▶ [Work to do] Leaving out the pictures, retype the lines from the beginning of the listing through the line containing "var ctx = document.getElementById('myChart').getContext('2d');".
* * * * * * *
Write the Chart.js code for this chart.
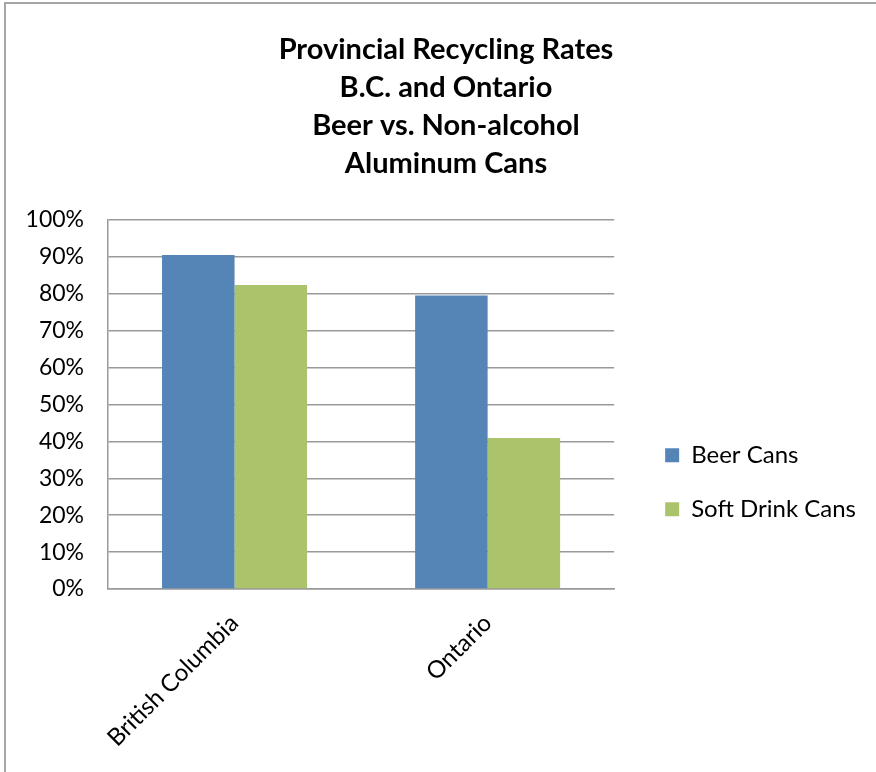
<!DOCTYPE html>
<html>
<head>
<meta charset="utf-8">
<script src="https://cdn.jsdelivr.net/npm/chart.js@4"></script>
<style>
  body { margin: 0; background: #fff; }
  #frame { position: absolute; left: 4px; top: 2px; width: 880px; height: 780px;
           border-left: 2px solid #a6a6a6; border-top: 2px solid #a6a6a6; }
  #myChart { position: absolute; left: 0; top: 0; }
</style>
</head>
<body>
<div id="frame"></div>
<canvas id="myChart" width="876" height="772"></canvas>
<script>
// chart data
const categories = ['British Columbia', 'Ontario'];
const beerCans = [90.5, 79.5];
const softDrinkCans = [82.4, 40.9];
const titleLines = ['Provincial Recycling Rates', 'B.C. and Ontario', 'Beer vs. Non-alcohol', 'Aluminum Cans'];
const yMin = 0, yMax = 100, yStep = 10;

const gridColor = '#9a9a9a';
const font = 'Lato';

var ctx = document.getElementById('myChart').getContext('2d');

var chart = new Chart(ctx, {
	type: 'bar',
	data: {
		labels: categories,
		datasets: [{
			label: 'Beer Cans',
			backgroundColor: '#5584b7',
			data: beerCans
		}, {
			label: 'Soft Drink Cans',
			backgroundColor: '#abc46c',
			data: softDrinkCans
		}]
	},
	options: {
		responsive: false,
		animation: false,
		devicePixelRatio: 1,
		categoryPercentage: 0.573,
		barPercentage: 1.0,
		layout: { padding: { left: 26, right: 10, top: 0, bottom: 0 } },
		plugins: {
			tooltip: { enabled: false },
			title: {
				display: true,
				text: titleLines,
				color: '#000',
				font: { family: font, size: 29, weight: 'bold', lineHeight: 1.31 },
				padding: { top: 31, bottom: 37 }
			},
			legend: {
				position: 'right',
				maxWidth: 240,
				// empty legend title only pushes the items down
				title: { display: true, text: ' ', font: { size: 12 }, padding: { top: 178, bottom: 0 } },
				labels: {
					color: '#000',
					boxWidth: 14,
					boxHeight: 14,
					padding: 30,
					font: { family: font, size: 24 }
				}
			}
		},
		scales: {
			x: {
				grid: { display: false },
				border: { color: gridColor, width: 1.5 },
				ticks: {
					color: '#000',
					font: { family: font, size: 24 },
					minRotation: 45,
					maxRotation: 45,
					padding: 12
				},
				afterFit: function(scale) { scale.height = 183; }
			},
			y: {
				min: yMin,
				max: yMax,
				grid: { color: gridColor, lineWidth: 1.5, drawTicks: false },
				border: { color: gridColor, width: 1.5 },
				ticks: {
					stepSize: yStep,
					color: '#000',
					padding: 24,
					font: { family: font, size: 23 },
					callback: function(v) { return v + '%'; }
				},
				afterFit: function(scale) { scale.width = 82; }
			},
			// spacer between plot and legend
			spacer: {
				axis: 'y',
				position: 'right',
				grid: { display: false },
				border: { display: false },
				ticks: { display: false },
				afterFit: function(scale) { scale.width = 21; }
			}
		}
	}
});
</script>
</body>
</html>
* * * * * * *
▶ [Answer to the task]
Write the Chart.js code for this chart.
<!DOCTYPE html>
<html>
<head>
<meta charset="utf-8">
<script src="https://cdn.jsdelivr.net/npm/chart.js@4"></script>
<style>
  body { margin: 0; background: #fff; }
  #frame { position: absolute; left: 4px; top: 2px; width: 880px; height: 780px;
           border-left: 2px solid #a6a6a6; border-top: 2px solid #a6a6a6; }
  #myChart { position: absolute; left: 0; top: 0; }
</style>
</head>
<body>
<div id="frame"></div>
<canvas id="myChart" width="876" height="772"></canvas>
<script>
// chart data
const categories = ['British Columbia', 'Ontario'];
const beerCans = [90.5, 79.5];
const softDrinkCans = [82.4, 40.9];
const titleLines = ['Provincial Recycling Rates', 'B.C. and Ontario', 'Beer vs. Non-alcohol', 'Aluminum Cans'];
const yMin = 0, yMax = 100, yStep = 10;

const gridColor = '#9a9a9a';
const font = 'Lato';

var ctx = document.getElementById('myChart').getContext('2d');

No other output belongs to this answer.